Güncelleme Tarihi:
“Atatürk soyadı özel bir kanunla verilmiştir. Konuşmalarda sadece Mustafa Kemal deniyor. Ben genel başkanıma Kemal dersem saygısızlık olur. İstirhamım sürekli olarak dikkat ediyorum tüm konuşmalarınızda Mustafa kemal diyorsunuz. Lütfen Mustafa Kemal Atatürk diyelim.
Bir tüzük sözü verildi. Yalnız partiye değil tüm Türkiye’ye verdik bu sözü. Üzerinden aylar geçti ama yerine getirilmedi. Ta ki 22 aralık tarihli Parti Meclisinde önerge verene kadar.

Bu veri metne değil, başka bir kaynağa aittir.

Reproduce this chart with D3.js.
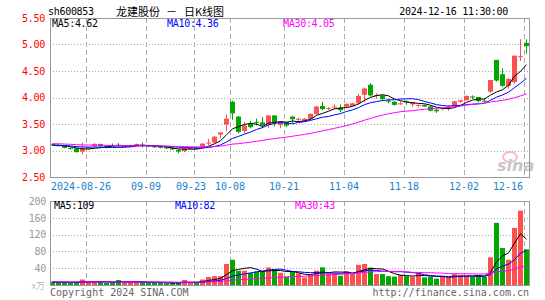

Çifte kurultay şık olmamıştır. Kurultaylar yapılır. Sol partilerde kurultaylar fikir fırtınası şeklinde geçer. Kurultaylardan korkmamak lazım. Garip bir durum var bizim kurultaylarımızda fikir tartışmasına giremiyoruz.
Dünkü kurultaya kimse huzur bozmaya gelmedi. Ben sadece partinin hukuki bir sorun yaşamaması için uyarı önergesi veriyorum. Kurultaylarda bağırış çağırış değil fikir masaya yatırılmalı. Ben uyarıyı yapmaya çalışıyorum. Ben partinin neferiyim. Ben ve arkadaşlarım verilen her görevi yapmaya çalıştık.

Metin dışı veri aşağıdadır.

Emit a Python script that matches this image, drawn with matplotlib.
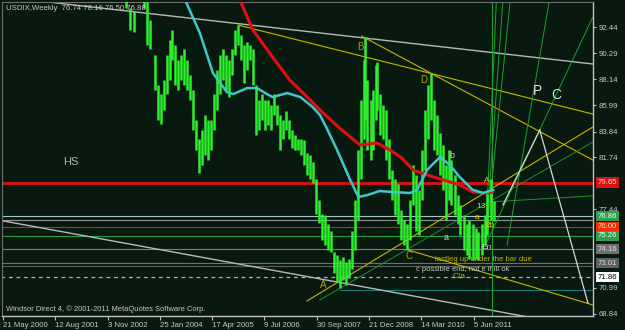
import matplotlib
matplotlib.use('Agg')
import matplotlib.pyplot as plt

plt.rcParams['font.family'] = ['Liberation Sans', 'DejaVu Sans']

# weekly bars (index = weeks since 21 May 2000), high / low
bars = [140, 150, 155, 160, 166, 172, 176, 180, 186, 190,
        193, 197, 201, 204, 207, 210, 214, 218, 222, 225,
        229, 233, 236, 240, 244, 247, 251, 255, 258, 262,
        266, 269, 273, 277, 280, 284, 288, 291, 295, 299,
        302, 306, 310, 313, 317, 321, 324, 328, 332, 335,
        339, 343, 346, 350, 354, 357, 361, 365, 368, 372,
        376, 379, 383, 387, 390, 394, 398, 401, 405, 409,
        412, 416, 420, 423, 427, 431, 434, 438, 442, 443,
        446, 450, 453, 457, 458, 461, 465, 469, 472, 476,
        480, 483, 487, 491, 494, 498, 502, 505, 509, 513,
        516, 520, 524, 527, 531, 535, 538, 542, 546, 549,
        553, 557, 560, 564, 568, 571, 575, 579, 582, 586,
        590, 593, 597, 601]
highs = [98.0, 96.5, 94.0, 93.8, 96.0, 95.5, 94.5, 93.0, 90.1, 87.7,
         86.9, 88.1, 90.1, 91.4, 92.2, 91.0, 89.7, 90.1, 90.6, 89.7,
         88.5, 87.3, 84.8, 83.2, 84.0, 85.2, 84.8, 84.8, 86.9, 88.9,
         90.1, 90.6, 90.1, 89.7, 90.6, 92.2, 92.6, 91.8, 91.0, 91.2,
         91.0, 90.6, 87.7, 86.4, 86.9, 86.4, 86.4, 86.0, 86.9, 86.0,
         85.2, 84.8, 85.5, 84.8, 84.0, 83.6, 83.2, 83.2, 83.15, 82.1,
         81.9, 81.3, 79.9, 78.2, 77.1, 77.0, 76.2, 75.7, 73.9, 73.7,
         73.3, 73.5, 73.1, 73.4, 75.7, 78.2, 82.3, 86.4, 89.7, 91.6,
         88.1, 86.4, 87.3, 89.3, 89.6, 86.9, 86.0, 85.6, 83.2, 80.7,
         79.9, 79.5, 77.4, 76.6, 76.2, 78.2, 81.1, 80.3, 79.0, 82.3,
         85.6, 87.7, 88.7, 86.4, 85.2, 83.7, 82.7, 81.1, 82.3, 81.5,
         80.3, 78.6, 77.8, 77.0, 76.2, 76.6, 76.2, 75.9, 75.6, 76.2,
         77.0, 79.0, 79.9, 78.16]
lows = [95.5, 94.0, 92.2, 92.0, 94.6, 94.0, 91.0, 90.6, 87.3, 84.8,
        84.5, 85.6, 86.9, 88.1, 89.7, 87.7, 87.3, 88.1, 87.7, 87.3,
        86.4, 84.0, 82.3, 80.4, 81.1, 81.9, 81.5, 82.3, 84.0, 85.6,
        86.9, 88.1, 87.3, 86.7, 88.5, 90.1, 91.0, 89.7, 87.8, 88.9,
        89.7, 87.7, 83.6, 84.0, 84.8, 84.0, 84.4, 84.0, 85.2, 84.4,
        82.3, 83.2, 84.0, 83.2, 82.5, 82.3, 82.3, 81.9, 81.1, 80.3,
        79.9, 79.6, 77.1, 76.3, 74.9, 74.5, 74.1, 73.9, 72.2, 71.5,
        71.0, 71.6, 71.2, 71.8, 72.5, 74.1, 76.6, 79.9, 83.2, 84.8,
        82.3, 81.5, 82.3, 84.8, 85.6, 83.6, 83.2, 81.5, 79.9, 78.2,
        77.0, 76.2, 74.9, 74.5, 74.1, 74.9, 77.8, 75.7, 75.3, 78.2,
        80.7, 83.2, 84.8, 82.3, 81.9, 80.3, 79.0, 76.6, 78.2, 77.8,
        77.0, 76.2, 75.3, 74.1, 73.7, 73.4, 73.3, 73.4, 73.3, 73.7,
        74.5, 75.3, 76.6, 76.50]

# moving averages
ma_fast_x = [223, 241, 257, 274, 282, 299, 311, 323, 330, 348, 364, 379, 388,
             395, 409, 425, 435, 446, 461, 477, 498, 507, 519, 535, 547, 559,
             575, 588, 600]
ma_fast_y = [94.66, 91.95, 88.66, 87.09, 86.93, 87.42, 87.42, 86.93, 86.68,
             87.01, 86.68, 85.86, 85.20, 84.30, 82.32, 79.86, 78.46, 78.62,
             78.95, 78.87, 78.79, 79.04, 80.68, 81.75, 81.09, 80.10, 79.04,
             78.79, 79.04]
ma_slow_x = [290, 306, 330, 351, 376, 388, 412, 437, 458, 474, 488, 502, 519,
             539, 559, 575, 588, 599]
ma_slow_y = [94.66, 92.19, 89.97, 88.08, 86.44, 85.61, 84.13, 82.74, 82.90,
             82.32, 81.67, 80.68, 80.27, 79.86, 79.45, 78.87, 78.79, 78.87]

# horizontal levels: price, colour, width, style, first bar
levels = [
    (79.65, '#e01010', 2.0, '-', -2),
    (76.86, '#a8c8c8', 0.8, '-', -2),
    (76.60, '#909090', 0.8, '-', -2),
    (76.00, '#d02020', 0.8, '-', -2),
    (75.26, '#20a040', 0.8, '-', -2),
    (74.16, '#808080', 0.8, '-', -2),
    (73.01, '#707070', 0.8, '-', -2),
    (72.80, '#606060', 0.8, '-', -2),
    (71.86, '#b0b0b0', 0.9, (0, (3, 3)), -2),
    (70.81, '#1a7a7a', 0.8, '-', 412),
]

# trend lines: (bar0, price0), (bar1, price1), colour, width
trendlines = [
    ((-1.2, 94.93), (722, 89.40), '#b8b8b8', 1.0),
    ((-1.2, 76.51), (650, 68.50), '#b8b8b8', 1.0),
    ((288, 92.60), (722, 85.28), '#c8b400', 0.8),
    ((439, 91.70), (722, 81.50), '#c8b400', 0.8),
    ((372, 69.90), (722, 84.22), '#c8b400', 0.8),
    ((496, 74.10), (722, 69.58), '#c8b400', 0.8),
    ((388, 70.00), (722, 82.98), '#1f8f2f', 0.7),
    ((595, 78.05), (722, 78.55), '#1f8f2f', 0.7),
    ((590.5, 74.5), (604, 94.7), '#1f9f2f', 0.7),
    ((590.5, 74.5), (612, 94.7), '#1f9f2f', 0.7),
    ((590.5, 74.5), (621, 94.7), '#1f9f2f', 0.7),
    ((590.5, 74.5), (722, 93.26), '#1f9f2f', 0.7),
    ((617, 74.5), (669, 94.7), '#1f9f2f', 0.7),
    ((612, 77.80), (657, 83.97), '#d8d8d8', 0.9),
    ((657, 83.97), (716, 69.74), '#d8d8d8', 0.9),
]

# chart annotations: bar, price, text, colour, size, alignment
notes = [
    (73.5, 81.3, 'HS', '#b0b0b0', 8, 'left'),
    (438, 90.8, 'B', '#b8a000', 7, 'center'),
    (515, 88.1, 'D', '#b8a000', 7, 'center'),
    (392, 71.2, 'A', '#b8a000', 7, 'center'),
    (497, 73.6, 'C', '#b8a000', 7, 'center'),
    (550, 81.9, 'b', '#d0d0d0', 6.5, 'center'),
    (542, 75.1, 'a', '#d0d0d0', 6.5, 'center'),
    (592, 79.8, 'A', '#e0d000', 6, 'center'),
    (585, 77.7, '13', '#e0d000', 6, 'center'),
    (580, 76.8, 'a', '#e0d000', 6, 'center'),
    (596, 76.1, '2b', '#e0d000', 6, 'center'),
    (592, 74.3, 'En', '#d0d0d0', 6, 'center'),
    (529, 73.3, 'lastleg up under the bar due', '#c8b400', 5.6, 'left'),
    (506, 72.5, 'c possible end, not e if ill ok', '#c8c8c8', 5.4, 'left'),
    (558, 71.95, 'C/a', '#c8b400', 6, 'center'),
    (654, 87.2, 'P', '#e0e0e0', 10, 'center'),
    (677, 86.85, 'C', '#e0e0e0', 10, 'center'),
]

grid_ticks = [92.44, 90.29, 88.14, 85.99, 83.84, 81.74, 77.44, 70.99, 68.84]
# price labels with a coloured box: price, box colour, text colour
boxed = [
    (79.65, '#e01010', '#ffd8d8'),
    (76.86, '#30a050', '#e8ffe8'),
    (76.00, '#f03000', '#ffe0d0'),
    (75.26, '#30a050', '#e8ffe8'),
    (74.16, '#707070', '#e0e0e0'),
    (73.01, '#606060', '#d8d8d8'),
    (71.86, '#ffffff', '#000000'),
]
date_pos = [0, 64, 128, 192, 256, 320, 384, 448, 512, 576]
date_labels = ['21 May 2000', '12 Aug 2001', '3 Nov 2002', '25 Jan 2004',
               '17 Apr 2005', '9 Jul 2006', '30 Sep 2007', '21 Dec 2008',
               '14 Mar 2010', '5 Jun 2011']

BG = '#081a10'
TXT = '#c8c8c8'

fig = plt.figure(figsize=(6.25, 3.3), dpi=100)
fig.patch.set_facecolor(BG)
ax = fig.add_axes([2 / 625, 1 - 316 / 330, 591 / 625, 314 / 330])
ax.set_facecolor(BG)
ax.set_xlim(-1.2, 722.2)
ax.set_ylim(68.67, 94.50)

for p, c, lw, ls, start in levels:
    ax.plot([start, 722.2], [p, p], color=c, lw=lw, ls=ls, zorder=1)

for (x0, y0), (x1, y1), c, lw in trendlines:
    ax.plot([x0, x1], [y0, y1], color=c, lw=lw, zorder=2)

ax.axvline(598.5, color='#1f9f2f', lw=0.8, zorder=2)

# price bars
ax.vlines(bars, lows, highs, color='#2ef02e', lw=1.8, zorder=3)

ax.plot(ma_slow_x, ma_slow_y, color='#e01010', lw=2.2, zorder=4)
ax.plot(ma_fast_x, ma_fast_y, color='#40c8c8', lw=1.8, zorder=4)

for x, y, s, c, fs, ha in notes:
    ax.text(x, y, s, color=c, fontsize=fs, ha=ha, va='center', zorder=6)

# axes styling
for side in ['left', 'top']:
    ax.spines[side].set_color('#707070')
    ax.spines[side].set_linewidth(0.8)
for side in ['right', 'bottom']:
    ax.spines[side].set_color('#c0c0c0')
    ax.spines[side].set_linewidth(1.0)

ax.yaxis.tick_right()
ax.set_yticks(grid_ticks)
ax.set_yticklabels(['%.2f' % v for v in grid_ticks])
ax.tick_params(axis='y', colors='#c0c0c0', labelcolor=TXT, labelsize=5.6,
               length=2, width=0.8, pad=2)
ax.set_xticks(date_pos)
ax.set_xticklabels(date_labels, ha='left')
ax.tick_params(axis='x', colors='#c0c0c0', labelcolor=TXT, labelsize=5.6,
               length=3, width=0.8, pad=1.5)

ytr = ax.get_yaxis_transform()
for p, fc, tc in boxed:
    ax.text(1.0 + 5 / 591, p, '%.2f' % p, transform=ytr, color=tc,
            fontsize=5.6, ha='left', va='center', clip_on=False,
            bbox=dict(boxstyle='square,pad=0.2', fc=fc, ec='none'))

fig.text(6 / 625, 1 - 9 / 330, 'USDIX,Weekly  76.74 78.16 76.50 76.88',
         color=TXT, fontsize=5.6, ha='left', va='center')
fig.text(6 / 625, 1 - 309 / 330,
         'Windsor Direct 4, \u00a9 2001-2011 MetaQuotes Software Corp.',
         color=TXT, fontsize=5.4, ha='left', va='center')

fig.savefig('out.png', dpi=100, facecolor=BG)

Benim talebi neydi, hukuku dolanmayalım, parti hukuki tartışma içine girmesin. Ama önergemi veremediğim gibi saldırı başladı. Asla genel başkanımız konuşma yaparken onu kesmek gibi bir şey demedim. Saldırıya bakın diye bağırıyorum ama bakılmadı. Bir linç girişimi var. Daha sonra TV programlarında eşime kadar laflar gitmiş.”